Altındöken'in babası Necmettin Altındöken ile arkadaşı Fatih Gökçe için de "Canavarca hisle ve eziyet çektirerek öldürmek, bir suçu gizlemek veya başka bir suçun delillerini gizlemek ya da yakalanmamak amacıyla öldürmek" gibi suçlardan dolayı aynı ceza isteniyor.

12-062.jpg

Öte yandan, Mersin Barosunun, 3 zanlı dışında suça karıştığı veya delilleri gizlediği düşünülen fakat haklarında takipsizlik kararı verilen 7 şüphelinin de yargılanması için Anayasa Mahkemesine başvurduğu bildirilmişti. Altındöken'in eşi, halası ve araç sahibinin de arasında bulunduğu 7 kişi için Anayasa Mahkemesine yapılan başvurunun cevabı bekleniyor.

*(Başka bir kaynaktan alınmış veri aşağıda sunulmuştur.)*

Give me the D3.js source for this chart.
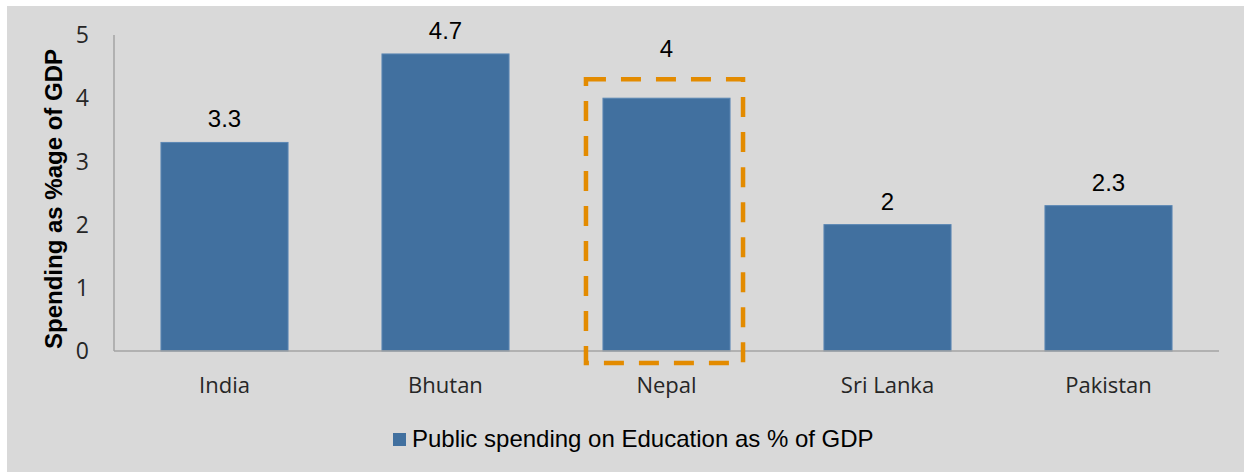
<!DOCTYPE html>
<html><head><meta charset="utf-8">
<script src="https://cdn.jsdelivr.net/npm/d3@7/dist/d3.min.js"></script>
<style>html,body{margin:0;padding:0;background:#fff;}svg{display:block;}</style>
</head><body>
<svg id="c" width="1244" height="472"></svg>
<script>
const categories = ["India", "Bhutan", "Nepal", "Sri Lanka", "Pakistan"];
const values = [3.3, 4.7, 4, 2, 2.3];
const valueLabels = ["3.3", "4.7", "4", "2", "2.3"];
const yTicks = [0, 1, 2, 3, 4, 5];
const seriesName = "Public spending on Education as % of GDP";
const yTitle = "Spending as %age of GDP";
const highlighted = "Nepal";

const svg = d3.select("#c");
svg.append("rect").attr("x", 7).attr("y", 6).attr("width", 1237).attr("height", 466).attr("fill", "#d9d9d9");

const x = d3.scaleBand().domain(categories).range([114, 1219]).paddingInner(0.425).paddingOuter(0.2125);
const y = d3.scaleLinear().domain([0, 5]).range([351, 35]);

const barColor = "#41709f";
const hi = categories.indexOf(highlighted);
const boxTop = y(values[hi]) - 19;

// bars
svg.selectAll("rect.bar").data(categories).enter().append("rect")
  .attr("class", "bar")
  .attr("x", d => x(d)).attr("width", x.bandwidth())
  .attr("y", (d, i) => y(values[i])).attr("height", (d, i) => y(0) - y(values[i]))
  .attr("fill", barColor).attr("stroke", "#5b87b4").attr("stroke-width", 1);

// axes lines
const axisColor = "#a3a3a3";
svg.append("line").attr("x1", 114).attr("x2", 114).attr("y1", y(5)).attr("y2", y(0))
  .attr("stroke", axisColor).attr("stroke-width", 1.5);
svg.append("line").attr("x1", 114).attr("x2", 1219).attr("y1", y(0)).attr("y2", y(0))
  .attr("stroke", axisColor).attr("stroke-width", 1.5);

// y tick labels
svg.selectAll("text.yt").data(yTicks).enter().append("text")
  .attr("class", "yt").attr("x", 89).attr("y", d => y(d)).attr("dy", "0.36em")
  .attr("text-anchor", "end").attr("font-family", "Open Sans").attr("font-size", 23)
  .attr("fill", "#262626").text(d => d);

// category labels
svg.selectAll("text.xc").data(categories).enter().append("text")
  .attr("class", "xc").attr("x", d => x(d) + x.bandwidth() / 2).attr("y", 393)
  .attr("text-anchor", "middle").attr("font-family", "Open Sans").attr("font-size", 22)
  .attr("fill", "#262626").text(d => d);

// value labels
svg.selectAll("text.vl").data(categories).enter().append("text")
  .attr("class", "vl").attr("x", d => x(d) + x.bandwidth() / 2)
  .attr("y", (d, i) => i === hi ? boxTop - 22 : y(values[i]) - 15)
  .attr("text-anchor", "middle").attr("font-family", "Liberation Sans, Arial").attr("font-size", 24)
  .attr("fill", "#000").text((d, i) => valueLabels[i]);

// highlight dashed box
svg.append("rect")
  .attr("x", x(highlighted) - 17).attr("width", x.bandwidth() + 30)
  .attr("y", boxTop).attr("height", y(0) + 12 - boxTop)
  .attr("fill", "none").attr("stroke", "#e38b00").attr("stroke-width", 4.5)
  .attr("stroke-dasharray", "20,15");

// y title
svg.append("text").attr("transform", "translate(62,199) rotate(-90)")
  .attr("text-anchor", "middle").attr("font-family", "Liberation Sans, Arial")
  .attr("font-weight", "bold").attr("font-size", 24).attr("fill", "#000").text(yTitle);

// legend
svg.append("rect").attr("x", 393).attr("y", 433).attr("width", 13).attr("height", 13).attr("fill", barColor);
svg.append("text").attr("x", 412).attr("y", 447).attr("font-family", "Liberation Sans, Arial")
  .attr("font-size", 24).attr("fill", "#000").text(seriesName);
</script>
</body></html>
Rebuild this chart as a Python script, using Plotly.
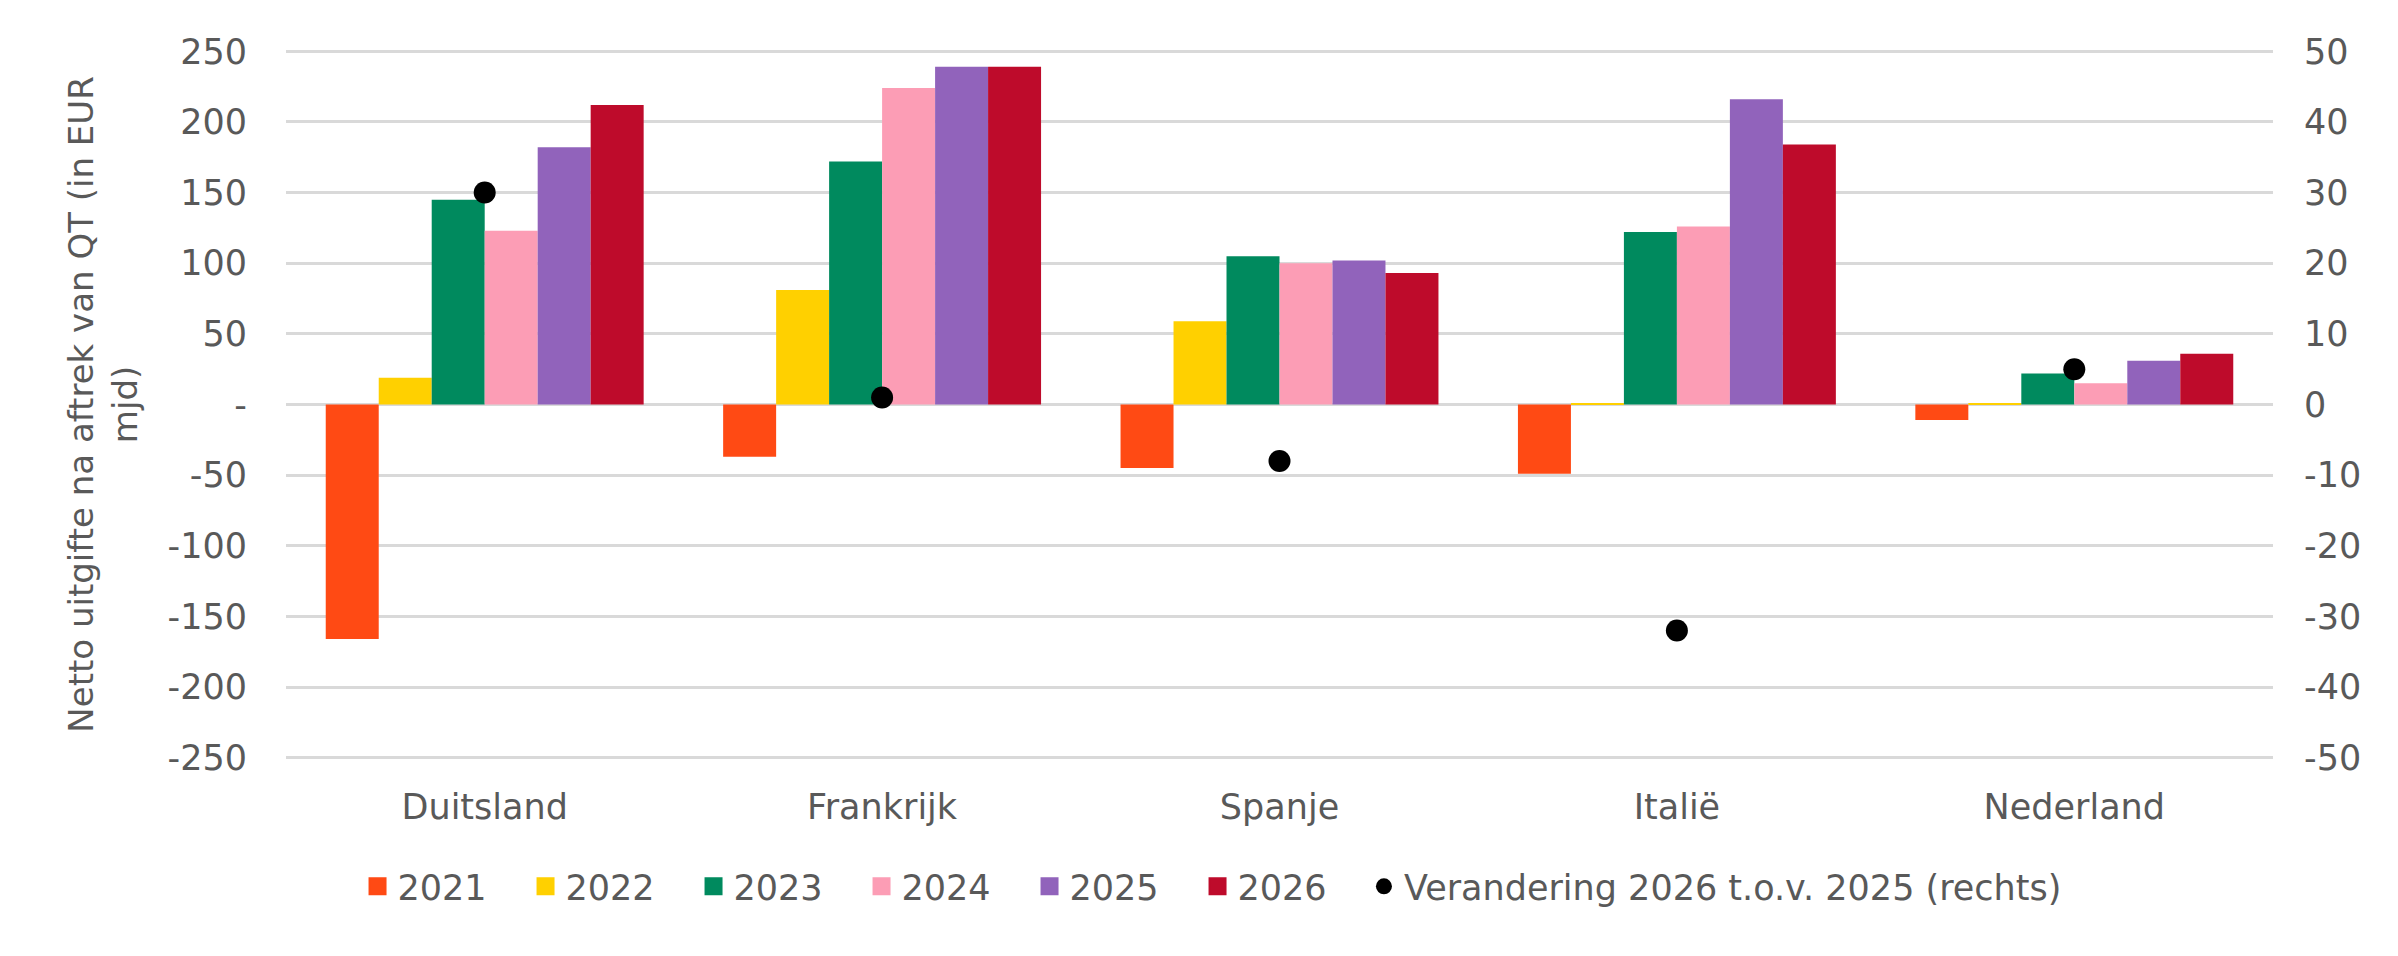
import plotly.graph_objects as go

countries = ["Duitsland", "Frankrijk", "Spanje", "Italië", "Nederland"]
years = ["2021", "2022", "2023", "2024", "2025", "2026"]
v2021 = [-166, -37, -45, -49, -11]
v2022 = [19, 81, 59, 1, 1]
v2023 = [145, 172, 105, 122, 22]
v2024 = [123, 224, 100, 126, 15]
v2025 = [182, 239, 102, 216, 31]
v2026 = [212, 239, 93, 184, 36]
change = [30, 1, -8, -32, 5]
change_name = "Verandering 2026 t.o.v. 2025 (rechts)"

left_ticks = [250, 200, 150, 100, 50, 0, -50, -100, -150, -200, -250]
left_text = ["250", "200", "150", "100", "50", "-", "-50", "-100", "-150", "-200", "-250"]
right_ticks = [50, 40, 30, 20, 10, 0, -10, -20, -30, -40, -50]
right_text = ["50", "40", "30", "20", "10", "0", "-10", "-20", "-30", "-40", "-50"]

colors = ["#FF4A14", "#FFD000", "#008A5E", "#FC9DB5", "#9163BB", "#BE0B2B"]
series = [v2021, v2022, v2023, v2024, v2025, v2026]

FONT = "DejaVu Sans"
GREY = "#595959"
FS = 35

fig = go.Figure()
for name, vals, col in zip(years, series, colors):
    fig.add_trace(go.Bar(x=countries, y=vals, name=name, legendgroup=name, showlegend=False,
                         marker=dict(color=col, line=dict(width=0))))
    # legend proxy with a larger square symbol
    fig.add_trace(go.Scatter(x=[None], y=[None], name=name, legendgroup=name, mode="markers",
                             marker=dict(symbol="square", color=col, size=16,
                                         line=dict(color=col, width=2))))

fig.add_trace(go.Scatter(x=countries, y=change, name=change_name, mode="markers",
                         marker=dict(color="black", size=22), yaxis="y2", legend="legend2"))

legend_common = dict(orientation="h", xanchor="left", y=-0.18, yanchor="middle",
                     font=dict(family=FONT, size=FS, color=GREY), traceorder="normal",
                     itemsizing="trace", bgcolor="rgba(0,0,0,0)")

fig.update_layout(
    width=2398, height=956,
    margin=dict(l=278, r=133, t=42, b=205),
    paper_bgcolor="white", plot_bgcolor="white",
    barmode="group", bargap=0.2, bargroupgap=0,
    font=dict(family=FONT, size=FS, color=GREY),
    showlegend=True,
    legend=dict(x=0.036, entrywidth=123, entrywidthmode="pixels", **legend_common),
    legend2=dict(x=0.5425, **legend_common),
    xaxis=dict(showgrid=False, showline=False, ticks="", ticklabelstandoff=24,
               tickfont=dict(family=FONT, size=FS, color=GREY)),
    yaxis=dict(range=[-250.9, 250.9], tickvals=left_ticks, ticktext=left_text,
               showgrid=True, gridcolor="#D9D9D9", gridwidth=3, zeroline=False,
               showline=False, ticks="", ticklabelstandoff=38,
               tickfont=dict(family=FONT, size=FS, color=GREY)),
    yaxis2=dict(range=[-50.18, 50.18], tickvals=right_ticks, ticktext=right_text,
                overlaying="y", side="right",
                showgrid=False, zeroline=False, showline=False, ticks="",
                ticklabelstandoff=30, tickfont=dict(family=FONT, size=FS, color=GREY)),
    annotations=[dict(text="Netto uitgifte na aftrek van QT (in EUR<br>mjd)", textangle=-90,
                      xref="paper", yref="paper", x=-0.0925, y=0.5, xanchor="center",
                      yanchor="middle", showarrow=False, align="center",
                      font=dict(family=FONT, size=34, color=GREY))],
)

fig.write_html("out.html")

KADEM üyeleriyle bazı kadın gruplar arasında gerginlik

Kadın ve Demokrasi Derneği (KADEM) Başkanı Sare Aydın Yılmaz, adliye bahçesinde basın açıklaması yaptığı sırada alanda bulunan diğer bazı kadınlar, sloganlar atarak açıklamaya müdahale etti. Grupların, KADEM üyelerine doğru yönelmesi üzerine polis ekipleri araya girerek gerginliği önlemeye çalıştı. Polis, iki grubu sakinleştirmeye çalışırken gruptan bazı kadınlar tepkisini arttırdı.

Bu sırada Yılmaz, kadına yönelik şiddetle mücadele eden bir dernek olarak toplam 20 kişi davayı takip etmek için Tarsus'a geldiklerini ve demokratik haklarının diğer bazı kadınlar tarafından engellendiğini söyledi. Olayı kınadıklarını belirten Yılmaz, şöyle devam etti:

"Bizim alandan dışarıya çıkmamızı istediler. Ben şimdi bu meydana gelen tüm kadın derneklerine soruyorum; 'Bu mudur sizin kadına yönelik şiddetle mücadele anlayışınız? Bu mudur adalet? Bu mudur demokratik tavır? Benim savunduğum fikri, derneğimin amacını beğenmiyor olabilirsin, ben seninkini beğenmiyor olabilirim ama ben sana 'buradan dışarı çık' deme haddini kendimde görmem. Çünkü ben demokrasiye inanmış bir insanım. Demokrasiye inanan bir derneğin başkanıyım. Demokrasi diye üzerimize gelirken demokratik hakların ne olduğunu bilmeyen birden fazla kadın derneği var burada. Kadına yönelik şiddetle mücadele eğer tüm kadın dernekleriyle ortak yapılacaksa bu tavrı kınıyorum. Bu tavrı kendilerine iade ediyorum."